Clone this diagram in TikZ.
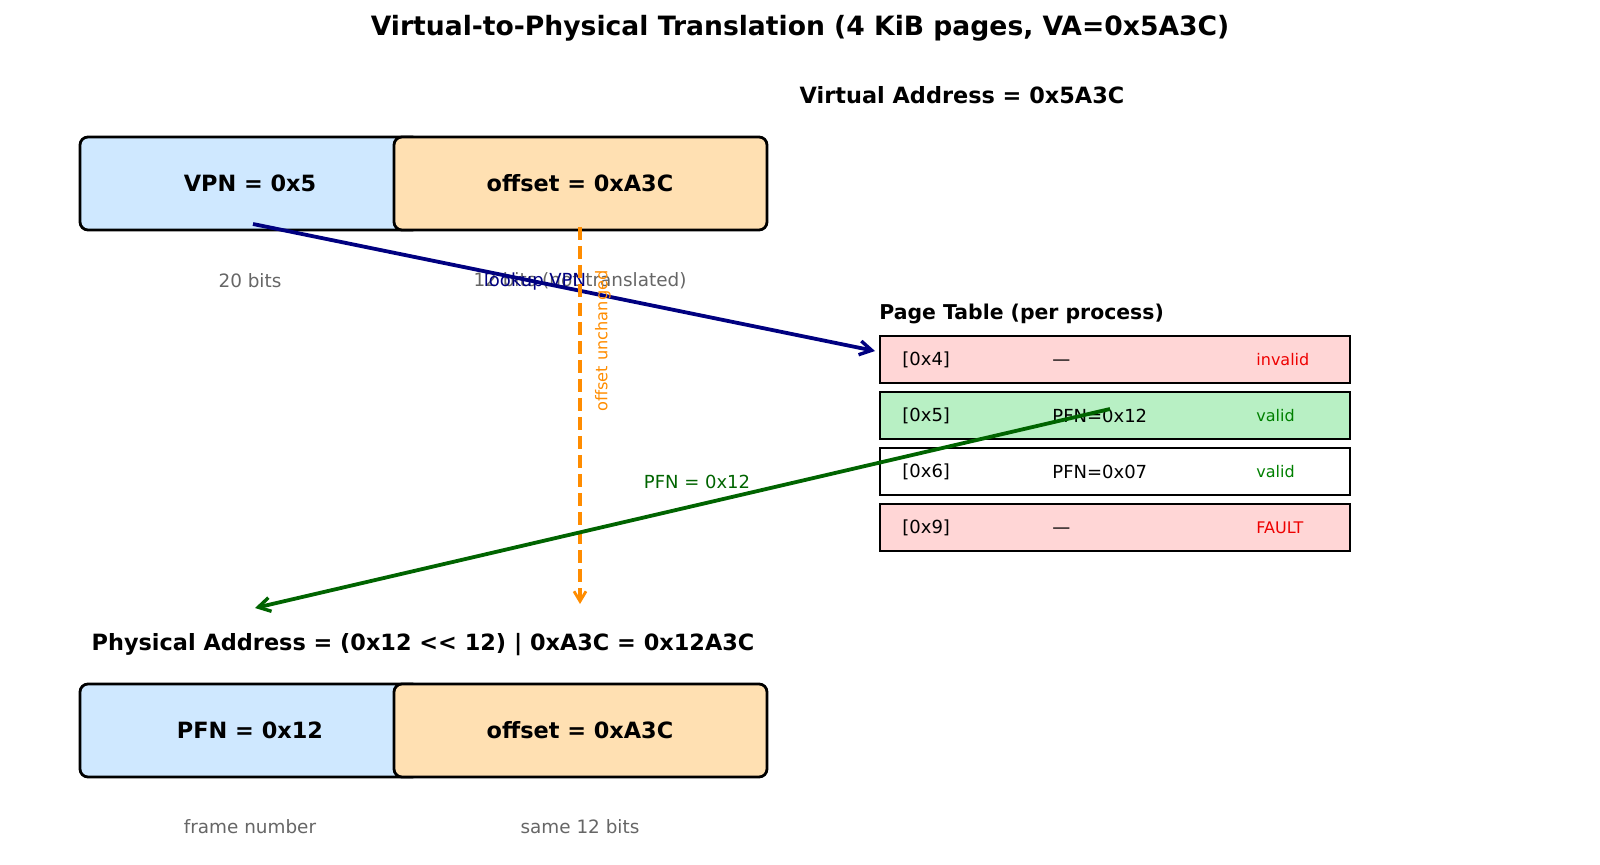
\documentclass[tikz,border=0pt]{standalone}
\usepackage{fontspec}
\setmainfont{DejaVu Sans}
\usetikzlibrary{arrows.meta}
\definecolor{vpnblue}{HTML}{CFE8FF}
\definecolor{offpeach}{HTML}{FFE0B2}
\definecolor{rowred}{HTML}{FFD6D6}
\definecolor{rowgreen}{HTML}{B8F0C4}
\definecolor{navyc}{HTML}{000080}
\definecolor{dgreen}{HTML}{006400}
\definecolor{dorange}{HTML}{FF8C00}
\definecolor{grayt}{HTML}{666666}
\definecolor{okgreen}{HTML}{008000}
\definecolor{badred}{HTML}{EE0000}
\newcommand\fsz[1]{\fontsize{#1pt}{#1pt}\selectfont}
\begin{document}
\begin{tikzpicture}[x=0.5pt,y=-0.5pt,
  field/.style={draw=black, line width=1.4pt, rounded corners=4pt, minimum height=46.5pt, inner sep=0pt},
  fieldtxt/.style={font=\fsz{11.2}\bfseries, inner sep=0pt},
  graytxt/.style={font=\fsz{9.2}, text=grayt, inner sep=0pt},
  heading/.style={font=\fsz{11.2}\bfseries, inner sep=0pt},
  ptrow/.style={draw=black, line width=1pt, minimum width=235pt, minimum height=23.5pt, inner sep=0pt, anchor=west},
  rowtxt/.style={font=\fsz{9}, anchor=west, inner sep=0pt},
  dashtxt/.style={font=\fsz{9}, anchor=west, inner sep=0pt, yshift=-1.5pt},
  stattxt/.style={font=\fsz{8}, anchor=west, inner sep=0pt},
  arr/.style={line width=1.9pt, -{Straight Barb[length=6pt,width=7pt,line width=1.7pt]}},
]
\useasboundingbox (0,0) rectangle (1600,865);

% title
\node[font=\fsz{13.3}\bfseries, inner sep=0pt] (title) at (800,28) {Virtual-to-Physical Translation (4 KiB pages, VA=0x5A3C)};

% virtual address
\node[heading] (vahead) at (962,95) {Virtual Address = 0x5A3C};
\node[field, fill=vpnblue, minimum width=170pt] (vpn) at (250,183.5) {};
\node[field, fill=offpeach, minimum width=186.5pt] (voff) at (580.5,183.5) {};
\node[fieldtxt] (vpntxt) at (250,183.5) {VPN = 0x5};
\node[fieldtxt] (vofftxt) at (580,183.5) {offset = 0xA3C};
\node[graytxt] (vpnbits) at (250,281) {20 bits};
\node[graytxt] (voffbits) at (580,281) {12 bits (not translated)};

% page table
\node[font=\fsz{10.2}\bfseries, anchor=west, inner sep=0pt] (pthead) at (879,314) {Page Table (per process)};
\node[ptrow, fill=rowred] (r4) at (879,360) {};
\node[ptrow, fill=rowgreen] (r5) at (879,416) {};
\node[ptrow, fill=white] (r6) at (879,472) {};
\node[ptrow, fill=rowred] (r9) at (879,528) {};
\node[rowtxt] (r4a) at (902,360) {[0x4]};
\node[dashtxt] (r4b) at (1052,360) {—};
\node[stattxt, text=badred] (r4c) at (1256,360) {invalid};
\node[rowtxt] (r5a) at (902,416) {[0x5]};
\node[rowtxt] (r5b) at (1052,416) {PFN=0x12};
\node[stattxt, text=okgreen] (r5c) at (1256,416) {valid};
\node[rowtxt] (r6a) at (902,472) {[0x6]};
\node[rowtxt] (r6b) at (1052,472) {PFN=0x07};
\node[stattxt, text=okgreen] (r6c) at (1256,472) {valid};
\node[rowtxt] (r9a) at (902,528) {[0x9]};
\node[dashtxt] (r9b) at (1052,528) {—};
\node[stattxt, text=badred] (r9c) at (1256,528) {FAULT};

% physical address
\node[heading] (pahead) at (423,645) {Physical Address = (0x12 <{}< 12) | 0xA3C = 0x12A3C};
\node[field, fill=vpnblue, minimum width=170pt] (pfn) at (250,730.5) {};
\node[field, fill=offpeach, minimum width=186.5pt] (poff) at (580.5,730.5) {};
\node[fieldtxt] (pfntxt) at (250,730.5) {PFN = 0x12};
\node[fieldtxt] (pofftxt) at (580,730.5) {offset = 0xA3C};
\node[graytxt] (pfnbits) at (250,827) {frame number};
\node[graytxt] (poffbits) at (580,827) {same 12 bits};

% connectors
\coordinate (vpnout) at (253,224);
\coordinate (ptin) at (875,351);
\coordinate (offout) at (580,227);
\coordinate (offin) at (580,604);
\coordinate (pfnout) at (1110,409);
\coordinate (pfnin) at (255,608);

\draw[arr, navyc] (vpnout) -- (ptin);
\node[font=\fsz{9}, text=navyc, inner sep=0pt] (lookup) at (535,282) {lookup VPN};

\draw[line width=1.7pt, dorange, dash pattern=on 6.5pt off 3pt, -{Straight Barb[length=5pt,width=6pt,line width=1.4pt]}] (offout) -- (offin);
\node[font=\fsz{8.1}, text=dorange, rotate=90, inner sep=0pt] (unch) at (603,341) {offset unchanged};

\draw[arr, dgreen] (pfnout) -- (pfnin);
\node[font=\fsz{9}, text=dgreen, inner sep=0pt] (pfnlab) at (697,482) {PFN = 0x12};
\end{tikzpicture}
\end{document}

********

EXERCISE INSTRUCTIONS
Every line above should be repeated exactly; pictures stay out of the copy.

RESPONSE TO THE TASK
Clone this diagram in TikZ.
\documentclass[tikz,border=0pt]{standalone}
\usepackage{fontspec}
\setmainfont{DejaVu Sans}
\usetikzlibrary{arrows.meta}
\definecolor{vpnblue}{HTML}{CFE8FF}
\definecolor{offpeach}{HTML}{FFE0B2}
\definecolor{rowred}{HTML}{FFD6D6}
\definecolor{rowgreen}{HTML}{B8F0C4}
\definecolor{navyc}{HTML}{000080}
\definecolor{dgreen}{HTML}{006400}
\definecolor{dorange}{HTML}{FF8C00}
\definecolor{grayt}{HTML}{666666}
\definecolor{okgreen}{HTML}{008000}
\definecolor{badred}{HTML}{EE0000}
\newcommand\fsz[1]{\fontsize{#1pt}{#1pt}\selectfont}
\begin{document}
\begin{tikzpicture}[x=0.5pt,y=-0.5pt,
  field/.style={draw=black, line width=1.4pt, rounded corners=4pt, minimum height=46.5pt, inner sep=0pt},
  fieldtxt/.style={font=\fsz{11.2}\bfseries, inner sep=0pt},
  graytxt/.style={font=\fsz{9.2}, text=grayt, inner sep=0pt},
  heading/.style={font=\fsz{11.2}\bfseries, inner sep=0pt},
  ptrow/.style={draw=black, line width=1pt, minimum width=235pt, minimum height=23.5pt, inner sep=0pt, anchor=west},
  rowtxt/.style={font=\fsz{9}, anchor=west, inner sep=0pt},
  dashtxt/.style={font=\fsz{9}, anchor=west, inner sep=0pt, yshift=-1.5pt},
  stattxt/.style={font=\fsz{8}, anchor=west, inner sep=0pt},
  arr/.style={line width=1.9pt, -{Straight Barb[length=6pt,width=7pt,line width=1.7pt]}},
]
\useasboundingbox (0,0) rectangle (1600,865);

% title
\node[font=\fsz{13.3}\bfseries, inner sep=0pt] (title) at (800,28) {Virtual-to-Physical Translation (4 KiB pages, VA=0x5A3C)};

% virtual address
\node[heading] (vahead) at (962,95) {Virtual Address = 0x5A3C};
\node[field, fill=vpnblue, minimum width=170pt] (vpn) at (250,183.5) {};
\node[field, fill=offpeach, minimum width=186.5pt] (voff) at (580.5,183.5) {};
\node[fieldtxt] (vpntxt) at (250,183.5) {VPN = 0x5};
\node[fieldtxt] (vofftxt) at (580,183.5) {offset = 0xA3C};
\node[graytxt] (vpnbits) at (250,281) {20 bits};
\node[graytxt] (voffbits) at (580,281) {12 bits (not translated)};

% page table
\node[font=\fsz{10.2}\bfseries, anchor=west, inner sep=0pt] (pthead) at (879,314) {Page Table (per process)};
\node[ptrow, fill=rowred] (r4) at (879,360) {};
\node[ptrow, fill=rowgreen] (r5) at (879,416) {};
\node[ptrow, fill=white] (r6) at (879,472) {};
\node[ptrow, fill=rowred] (r9) at (879,528) {};
\node[rowtxt] (r4a) at (902,360) {[0x4]};
\node[dashtxt] (r4b) at (1052,360) {—};
\node[stattxt, text=badred] (r4c) at (1256,360) {invalid};
\node[rowtxt] (r5a) at (902,416) {[0x5]};
\node[rowtxt] (r5b) at (1052,416) {PFN=0x12};
\node[stattxt, text=okgreen] (r5c) at (1256,416) {valid};
\node[rowtxt] (r6a) at (902,472) {[0x6]};
\node[rowtxt] (r6b) at (1052,472) {PFN=0x07};
\node[stattxt, text=okgreen] (r6c) at (1256,472) {valid};
\node[rowtxt] (r9a) at (902,528) {[0x9]};
\node[dashtxt] (r9b) at (1052,528) {—};
\node[stattxt, text=badred] (r9c) at (1256,528) {FAULT};

% physical address
\node[heading] (pahead) at (423,645) {Physical Address = (0x12 <{}< 12) | 0xA3C = 0x12A3C};
\node[field, fill=vpnblue, minimum width=170pt] (pfn) at (250,730.5) {};
\node[field, fill=offpeach, minimum width=186.5pt] (poff) at (580.5,730.5) {};
\node[fieldtxt] (pfntxt) at (250,730.5) {PFN = 0x12};
\node[fieldtxt] (pofftxt) at (580,730.5) {offset = 0xA3C};
\node[graytxt] (pfnbits) at (250,827) {frame number};
\node[graytxt] (poffbits) at (580,827) {same 12 bits};

% connectors
\coordinate (vpnout) at (253,224);
\coordinate (ptin) at (875,351);
\coordinate (offout) at (580,227);
\coordinate (offin) at (580,604);
\coordinate (pfnout) at (1110,409);
\coordinate (pfnin) at (255,608);

\draw[arr, navyc] (vpnout) -- (ptin);
\node[font=\fsz{9}, text=navyc, inner sep=0pt] (lookup) at (535,282) {lookup VPN};

\draw[line width=1.7pt, dorange, dash pattern=on 6.5pt off 3pt, -{Straight Barb[length=5pt,width=6pt,line width=1.4pt]}] (offout) -- (offin);
\node[font=\fsz{8.1}, text=dorange, rotate=90, inner sep=0pt] (unch) at (603,341) {offset unchanged};

\draw[arr, dgreen] (pfnout) -- (pfnin);
\node[font=\fsz{9}, text=dgreen, inner sep=0pt] (pfnlab) at (697,482) {PFN = 0x12};
\end{tikzpicture}
\end{document}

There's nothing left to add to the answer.